Arts

Cherry Lane Theater Is Back on the Market After Sale Falls Through

A contract was signed, both the buyer and seller authorized a sale announcement, but the deal — involving the Cherry Lane Theater in Greenwich Village — was not quite done.

The sale, to the Lucille Lortel Theater Foundation for $11 million, has fallen through, Bloomberg first reported on Monday. Now Cherry Lane, the oldest continuously running Off Broadway theater in New York City, is on the market for $12.95 million.

The closing had not taken place when the deal was announced in July, Sam Rudy, a spokesman for the theater, said on Wednesday. The theater and the foundation disagreed over the price of the property after the foundation requested a valuation from an additional real estate firm while doing due diligence. (The foundation had conducted an initial appraisal of the property that supported the asking price of $11 million.)

George Forbes, executive director of the foundation, confirmed Wednesday that the deal fell through because of the valuation.

Rudy said that when the foundation challenged the theater over its price, Angelina Fiordellisi, the theater’s executive director, hired a lease lawyer. That lawyer upheld the original valuation, and in the end, the two sides couldn’t come to terms.

“The seller had always had in mind to ask something in excess of $12 million,” Rudy said, “but because of her longstanding relationship with the buyer, agreed to $11 million.”

Forbes added, “We are continuing to do research on our end and we hope that we will ultimately be able to move forward.”

Mary Vetri, a real estate agent in charge of the sale, said in an email on Tuesday that Fiordellisi had expressed a preference for a buyer with ties to the theater.

The foundation, which has been managing the 97-year-old theater for the last decade, had been set to take over the theater’s buildings. Forbes would have succeeded Fiordellisi as the theater’s executive director.
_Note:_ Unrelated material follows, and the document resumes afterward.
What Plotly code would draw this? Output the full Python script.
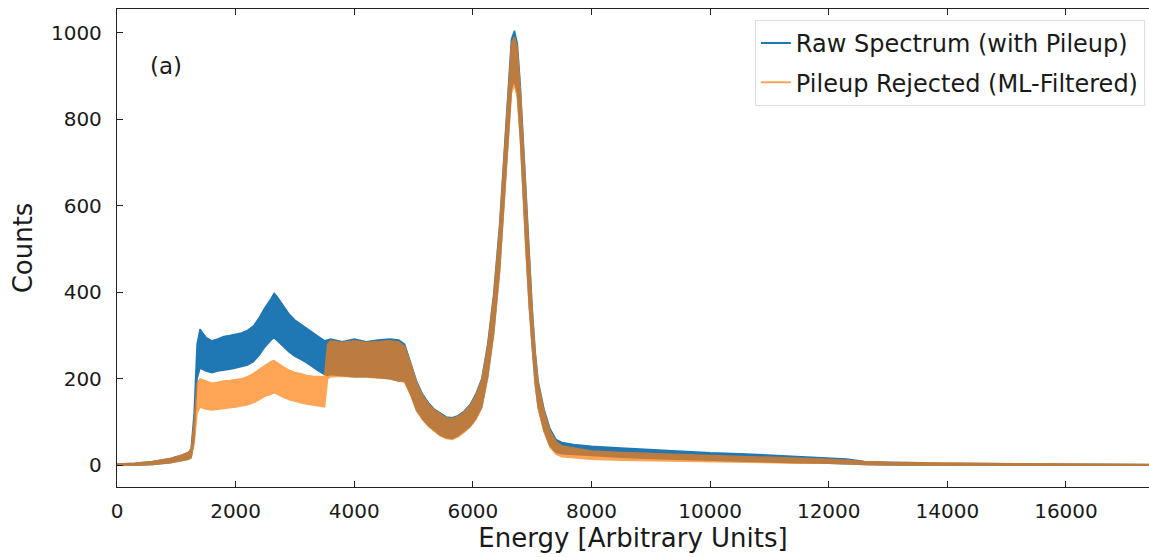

“It has been a great run,” Fiordellisi said in a statement when the sale was announced. “To stand on the stage where so many of our greatest artists, crews and theater providers have stood is to know what theater history feels like.”

The listing includes a 179-seat main stage at 38 Commerce Street and a renovated 60-seat studio theater, as well as eight apartments that are housed at 40-42 Commerce Street.

Cherry Lane was started by a group of artists who were colleagues of Edna St. Vincent Millay and has produced work by Samuel Beckett, F. Scott Fitzgerald, Eugene O’Neill and Tennessee Williams. Under Fiordellisi, Cherry Lane has mentored writers including Katori Hall, who won this year’s Pulitzer Prize for Drama for “The Hot Wing King”; Antoinette Chinonye Nwandu, whose play “Pass Over” premiered on Broadway this summer after being presented at Cherry Lane in 2016; and Jocelyn Bioh, whose “Merry Wives,” a contemporary take on Shakespeare’s “The Merry Wives of Windsor,” ran at the Delacorte Theater in Central Park this summer.

Fiordellisi had announced plans to sell the building in 2010, citing financial challenges. At the time, she told The New York Times that the theater was operating at a deficit of $250,000.

But eight months later she reversed her decision because of a significantly reduced deficit, the support of the theater’s neighbors and a new managing agent. Cherry Lane Alternative, the resident theater company Fiordellisi established in 1997, was running a deficit of $100,000, Rudy said in July. But now, he said, the debt was retired thanks to money from the Shuttered Venue Operators Grant program.

Neal Brennan’s stand-up show “Neal Brennan: Unacceptable” is at the theater through Nov. 21, and that will be followed, Dec. 1-19, by Alex Edelman’s “Just for Us” — about a meeting of neo-Nazis that Edelman attended in New York.